Lately have been getting requests to drop ceiling color 1/8th to 3/4 inch down the wall. Spray the walls, run tape and paper or plastic on wall and spray ceilings for a perfect straight line. I use a laser level that sticks on wall. At first I did not like the look, have gotten a lot of compliments.


----------



## Traditions (Aug 22, 2006)

why not just spray ceiling first and spray a couple inches down the wall and then tape and roll everything down?


----------



## boman47k (Oct 13, 2006)

> 3/4 inch down the wall.


 .



> have gotten a lot of compliments


Maybe it is taking on a crown effect? Faux crown?? Trying to imagine it a little wider.


----------



## Rich Wozny (Aug 18, 2005)

Use a spray brush, it's awesome...


----------



## RCPainting (Jan 29, 2006)

Traditions said:


> why not just spray ceiling first and spray a couple inches down the wall and then tape and roll everything down?


I have a pretty good system of masking and spraying everything. I like the finish. My helper and I can do 2-3 tract houses a week. Although the "drop ceilings" are on custom homes, I still use same process.


----------



## millcreek (Feb 17, 2007)

*interesting*

RCP, RPC here. System sounds interesting. Might try it out out on a big garage I"m doing. Do you need the laser to tape or just to keep you on track. Also have any problem with the tape pulling off the paint, do you leave it a day or two before you do the ceiling? 

Thanks RPC


----------



## RCPainting (Jan 29, 2006)

One day I forgot the laser, took a piece of baseboard and drew a line and taped just below pencil line. A laser just helps. I use a masker with a roll of plastic. I spray the ceilings, then the walls, mask the walls and spray a "strip" where wall and cieling meet, that covers any overspray from wall on ceiling also. I also run a bead of caulk where the two meet, helps to smooth out. My helper comes right behind me pulling tape down. I still have mixed feelings about the look, the homeowners love it, I have picked up a few houses thru referrals.


----------



## millcreek (Feb 17, 2007)

*Again interesting*

wondered about that. Thanks for the heads up on ceiling and tape.RPC


----------



## c5150b (Mar 31, 2007)

any pics of this technique?


----------



## KellyPainting (May 30, 2006)

I was taught years ago by a great company on how to do ceiling repair,
we would go into a room that has rugs and furniture in it. We would repair and then spray the ceilings without ever touching the walls. The lines were always perfect, in fact better than cutting, because you could "create" a new line if need be.
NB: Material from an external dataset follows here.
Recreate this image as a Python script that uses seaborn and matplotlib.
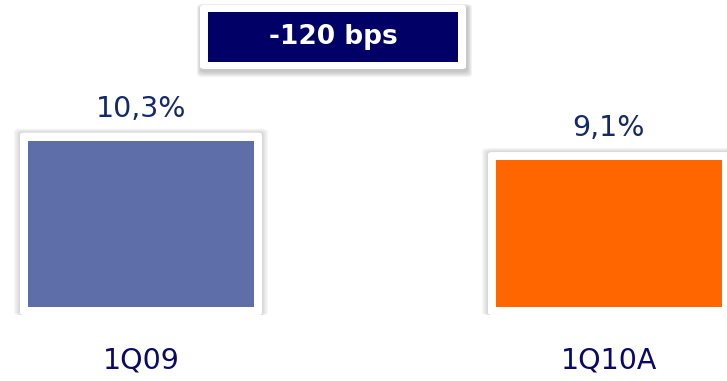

Houses that are all the same color: spray the primer.... then spray all the walls. Then either use a shield or tape a line. We would always use the blue or green tape (wide stuff) we would go around the ceiling just following the natural line of the edge, no need for any line drawing or
use of a level. 1st Use only one piece of tape, go around the room and string it along the wall attaching it ever few feet, it will look like your stringing up x-mas lights. The reason for this is that it will come off from the ground in one piece (while still wet) the other reason is that the more pieces you use, the more chance you'll not keep them straight. and try to take them down with 30 different pieces.. it is allot more work.
When we attach it to the wall - ceiling line we only attach the top half of the tape leaving the bottom half folded up and unstuck. then we use .35 mil painters plastic.. once again only one piece. go along the edge laying it out first, then just go up to the tape and attach under the bottom half of the tape.. one person can easily do this, I've done it allot and am pretty quick. Then spray one coat and another if needed. Be careful not to let it sit too long, the more spray on the plastic will way it down and if it starts falling your screwed... cuz it's all wet. thats why you use only .35 mil, and pay close attention to the corners, they will release before your second coat if not properly stuck. don't forget to not open any windows or create a vacume of air by opening and closing any doors, that will also affect the plastic.as soon as you spray the last coat... start taking the plastic down..yes wet. ball it up as you go (have trash bag ready) you can do it from the ground easily. The line will be perfect. I'd suggest rolling over your coats if touch up will be needed cuz spray does not touch up (even flat).


----------